Every gene in (almost) every cell of the body is present in two variants – so called alleles: one is deriving from the mother, the other one from the father. In most cases both alleles are active and transcribed by the cells into an RNA message. However, for a few genes, only one allele is expressed, while the other one is silenced. The decision whether the maternal or the paternal version is shut down occurs early in embryonic development – one reason, why for long it was thought that the pattern of active alleles is nearly homogeneous in the various tissues of the organism.
The new study, where CeMM PhD Student Daniel Andergassen is first author (now a PostDoc at Harvard University), uncovers a different picture. By performing the first comprehensive analysis of all active alleles in 23 different tissues and developmental stages of mice, the team of scientists revealed that each tissue showed a specific distribution of active alleles.
For their experiments, the researchers created hybrids of two genetically distinct mouse strains with a fully sequenced genome, allowing gene variants to be clearly assigned to the maternal or paternal allele. To facilitate the analysis, the team developed a user-friendly program called Allelome.PRO, that can easily be applied to similar datasets in mice and other species, a valuable tool for the community to investigate regulation of allele activity. By using this tool to analyze their data the scientists were able to catalogue active alleles in a comprehensive set of mouse tissues, or the mouse “Allelome”, and gain an insight into how this differential gene activity is regulated.
The scientists found that both genetic and epigenetic differences between the maternal and paternal allele contributed to the observed tissue-specific activity patterns. “Our results indicate that a large part of those patterns are induced by so-called ‘enhancers'”, co-senior author Quanah Hudson, now at IMBA (Institute for molecular Biotechnology of the Austrian Academy of Sciences) explains. “Enhancers are DNA regions that are often located at quite some distance from the observed allele, but nevertheless have a direct influence on their activity.”
“This study reveals for the first time a comprehensive picture of all active alleles in different tissues – we have uncovered the first complete allelome” Florian Pauler, now at ISTA (Institute of Science and Technology Austria) and co-senior author, adds. “This is not only valuable to understand basic biological functions, but will also help investigating diseases that involve defective gene regulators.”

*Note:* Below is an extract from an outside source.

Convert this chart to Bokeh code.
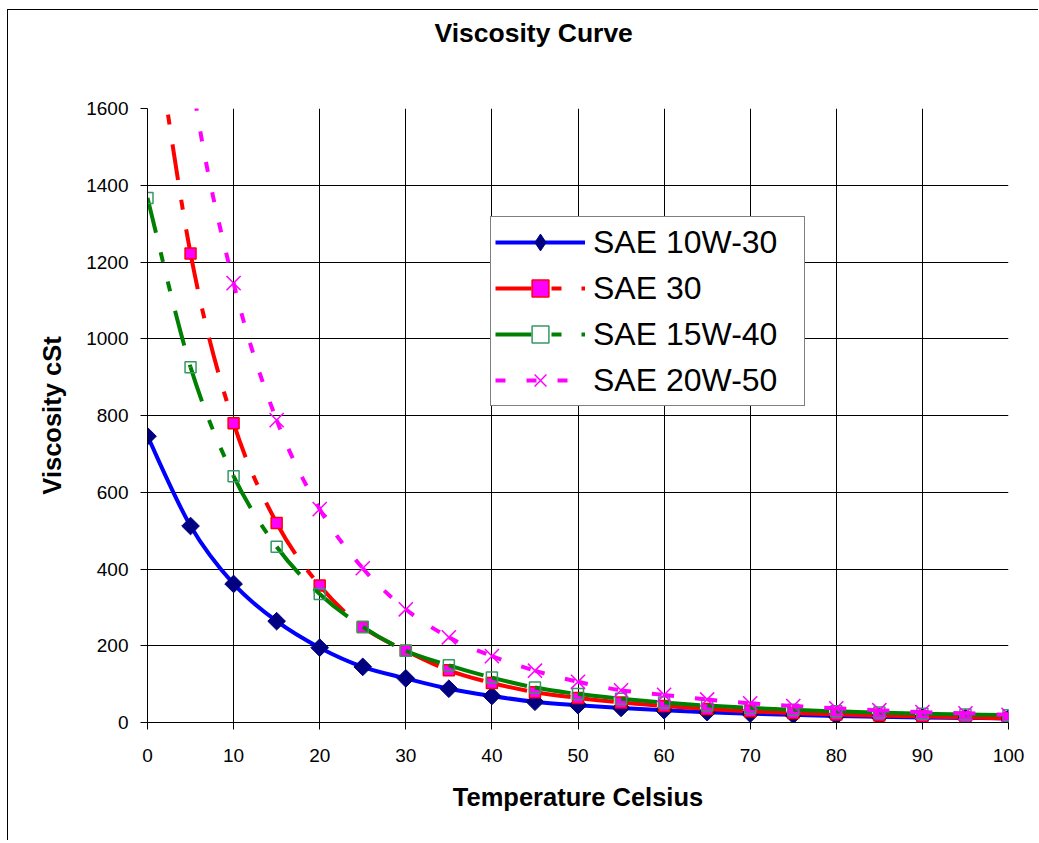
import math
from bokeh.plotting import figure
from bokeh.models import Range1d, SingleIntervalTicker, FixedTicker, Legend, LegendItem, LinearAxis
from bokeh.embed import file_html
from bokeh.resources import INLINE

# ---- data ----
temps = [0, 5, 10, 15, 20, 25, 30, 35, 40, 45, 50, 55, 60, 65, 70, 75, 80, 85, 90, 95, 100]
sae_10w30 = [746, 512, 361, 264, 195, 145, 115, 88, 69, 54, 45, 38, 32, 27, 23, 20, 17, 15, 13, 12, 10.5]
sae_30 = [1950, 1222, 780, 520, 357, 249, 187, 136, 103, 79, 64, 52, 43, 35, 29, 25, 21, 18, 16, 13, 11]
sae_15w40 = [1367, 926, 642, 458, 335, 249, 187, 149, 117, 91, 74, 62, 52, 44, 38, 33, 29, 26, 23, 21, 19]
sae_20w50 = [2700, 1700, 1145, 788, 556, 402, 295, 222, 173, 135, 106, 84, 72, 60, 50, 43, 37, 32, 27, 24, 20]
series_names = ["SAE 10W-30", "SAE 30", "SAE 15W-40", "SAE 20W-50"]
x_ticks_step = 10
y_ticks_step = 200

FONT = "Liberation Sans"


def smooth_segments(xs, ys):
    """Bezier control points for a smoothed line through the data points."""
    n = len(xs)
    seg = dict(x0=[], y0=[], x1=[], y1=[], cx0=[], cy0=[], cx1=[], cy1=[])
    for i in range(n - 1):
        xm, ym = (xs[i - 1], ys[i - 1]) if i > 0 else (xs[i], ys[i])
        xp, yp = (xs[i + 2], ys[i + 2]) if i + 2 < n else (xs[i + 1], ys[i + 1])
        seg["x0"].append(xs[i]); seg["y0"].append(ys[i])
        seg["x1"].append(xs[i + 1]); seg["y1"].append(ys[i + 1])
        seg["cx0"].append(xs[i] + (xs[i + 1] - xm) / 6.0)
        seg["cy0"].append(ys[i] + (ys[i + 1] - ym) / 6.0)
        seg["cx1"].append(xs[i + 1] - (xp - xs[i]) / 6.0)
        seg["cy1"].append(ys[i + 1] - (yp - ys[i]) / 6.0)
    return seg


p = figure(
    frame_width=861, frame_height=614,
    min_border_left=139, min_border_right=30, min_border_top=98, min_border_bottom=118,
    x_range=Range1d(0, 100), y_range=Range1d(0, 1600),
    output_backend="svg", toolbar_location=None, title="Viscosity Curve",
)
p.styles = {"margin-left": "7px", "margin-top": "9px",
            "border-left": "1px solid #000000", "border-top": "1px solid #000000"}
p.background_fill_color = "white"
p.border_fill_color = "white"
p.outline_line_color = None

p.title.text_font = FONT
p.title.text_font_size = "26.5px"
p.title.text_font_style = "bold"
p.title.text_color = "black"
p.title.align = "left"
p.title.offset = 287

xax = p.below[0]
yax = p.left[0]

# blank spacer between the title and the plot area (invisible tick, empty label)
spacer = LinearAxis(ticker=FixedTicker(ticks=[50]), major_label_overrides={50: ""},
                    axis_line_color=None, major_tick_line_color=None, minor_tick_line_color=None,
                    major_tick_in=0, major_tick_out=56, minor_tick_out=0,
                    major_label_standoff=0, axis_label_standoff=0)
p.add_layout(spacer, "above")

xax.ticker = SingleIntervalTicker(interval=x_ticks_step, num_minor_ticks=0)
yax.ticker = SingleIntervalTicker(interval=y_ticks_step, num_minor_ticks=0)
for ax in (xax, yax):
    ax.major_label_text_font = FONT
    ax.major_label_text_font_size = "19px"
    ax.major_label_text_color = "black"
    ax.axis_label_text_font = FONT
    ax.axis_label_text_font_size = "25.5px"
    ax.axis_label_text_font_style = "bold"
    ax.axis_label_text_color = "black"
    ax.axis_line_color = "black"
    ax.major_tick_line_color = "black"
    ax.major_tick_in = 0
    ax.major_tick_out = 7
    ax.minor_tick_line_color = None
xax.axis_label = "Temperature Celsius"
yax.axis_label = "Viscosity cSt"
xax.major_label_standoff = 19
yax.major_label_standoff = 12
xax.axis_label_standoff = 18
yax.axis_label_standoff = 17

p.xgrid.ticker = xax.ticker
p.ygrid.ticker = yax.ticker
for g in (p.xgrid, p.ygrid):
    g.grid_line_color = "black"
    g.grid_line_width = 1
    g.grid_line_alpha = 1.0

items = []

# SAE 10W-30 : solid blue, navy diamonds
s = smooth_segments(temps, sae_10w30)
l1 = p.bezier(source=s, x0="x0", y0="y0", x1="x1", y1="y1", cx0="cx0", cy0="cy0", cx1="cx1", cy1="cy1",
              line_color="#0000FF", line_width=4)
m1 = p.scatter(temps, sae_10w30, marker="square", angle=math.pi / 4, size=12.5,
               fill_color="#000080", line_color="#000080", line_width=1)
# diamond used for the legend swatch (legend swatches ignore marker angle)
m1_key = p.scatter(temps, sae_10w30, marker="diamond", size=20,
                   fill_color="#000080", line_color="#000080", line_width=1, visible=False)
items.append(LegendItem(label=series_names[0], renderers=[l1, m1_key]))

# SAE 30 : red long-dash-dot, magenta squares with red edge
s = smooth_segments(temps, sae_30)
l2 = p.bezier(source=s, x0="x0", y0="y0", x1="x1", y1="y1", cx0="cx0", cy0="cy0", cx1="cx1", cy1="cy1",
              line_color="#FF0000", line_width=4, line_dash="36 20 10 20")
m2 = p.scatter(temps, sae_30, marker="square", size=11,
               fill_color="#FF00FF", line_color="#FF0000", line_width=1.5)
items.append(LegendItem(label=series_names[1], renderers=[l2, m2]))

# SAE 15W-40 : green long-dash-dot-dot, open sea-green squares
s = smooth_segments(temps, sae_15w40)
l3 = p.bezier(source=s, x0="x0", y0="y0", x1="x1", y1="y1", cx0="cx0", cy0="cy0", cx1="cx1", cy1="cy1",
              line_color="#008000", line_width=4, line_dash="36 20 10 20 10 20")
m3 = p.scatter(temps, sae_15w40, marker="square", size=11,
               fill_color=None, line_color="#339966", line_width=1.5)
items.append(LegendItem(label=series_names[2], renderers=[l3, m3]))

# SAE 20W-50 : magenta dotted, magenta x markers
s = smooth_segments(temps, sae_20w50)
l4 = p.bezier(source=s, x0="x0", y0="y0", x1="x1", y1="y1", cx0="cx0", cy0="cy0", cx1="cx1", cy1="cy1",
              line_color="#FF00FF", line_width=4, line_dash="10 21")
m4 = p.scatter(temps, sae_20w50, marker="x", size=20,
               line_color="#FF00FF", line_width=1.5)
items.append(LegendItem(label=series_names[3], renderers=[l4, m4]))

legend = Legend(items=items, location=(343, 316))
legend.margin = 0
legend.padding = 4
legend.spacing = 4
legend.label_height = 42
legend.glyph_height = 42
legend.glyph_width = 90
legend.label_standoff = 8
legend.label_width = 207
legend.label_text_font = FONT
legend.label_text_font_size = "32px"
legend.label_text_color = "black"
legend.border_line_color = "black"
legend.border_line_width = 1
legend.background_fill_color = "white"
legend.background_fill_alpha = 1.0
p.add_layout(legend)

open("out.html", "w").write(file_html(p, INLINE))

Some of the genes that contributed to the tissue-specific activity patterns were located on the X chromosome and escaped so-called “X-chromosome inactivation”, where one of the two X chromosomes in females gets shut down. Previously it was reported that around 3% of X-chromosomal genes in mice and 15% in humans escape inactivation. However, this study revealed that mice are more similar to humans than previously thought, with an average of around 10% of active genes escaping X-inactivation per tissue. By examining a broad range of organs the researchers showed that the number of escapers varies dramatically between tissues. Most strikingly, muscle showed a surprisingly high rate of escapers, with over 50% of active genes escaping X chromosome activation, a result that may be relevant to some diseases of the muscle.
Finally, the allelome offers a near complete picture of “genomic imprinting”, the process that leads to epigenetic silencing of either the maternal or paternal allele that is initiated by an epigenetic mark placed in either the egg or sperm. Previously, it was reported that approximately 100 genes can be subject to imprinted silencing – but in many cases, the tissue specificity was not known. This study led to the discovery of 18 new imprinted genes, validated some known genes and resolved the disputed status of some others to provide a gold standard list of 93 imprinted genes in mouse. The scientists found that those new genes were located near to other imprinted genes, indicating that they were co-regulated. Interestingly, this study demonstrated that Igfr2, the first imprinted gene discovered by Denise Barlow in 1991, is surrounding by a large cluster of imprinted genes that extend over 10% of the chromosome, making it the largest co-regulated domain in the genome outside of the X chromosome. Fittingly, after her lab found the first imprinted gene, and discovered the first imprinted non-coding RNA shown to control imprinted silencing. Giulio Superti-Furga congratulates Denise Barlow who recently went into retirement to her great scientific achievements and for revealing the full picture of imprinted genes in the mouse.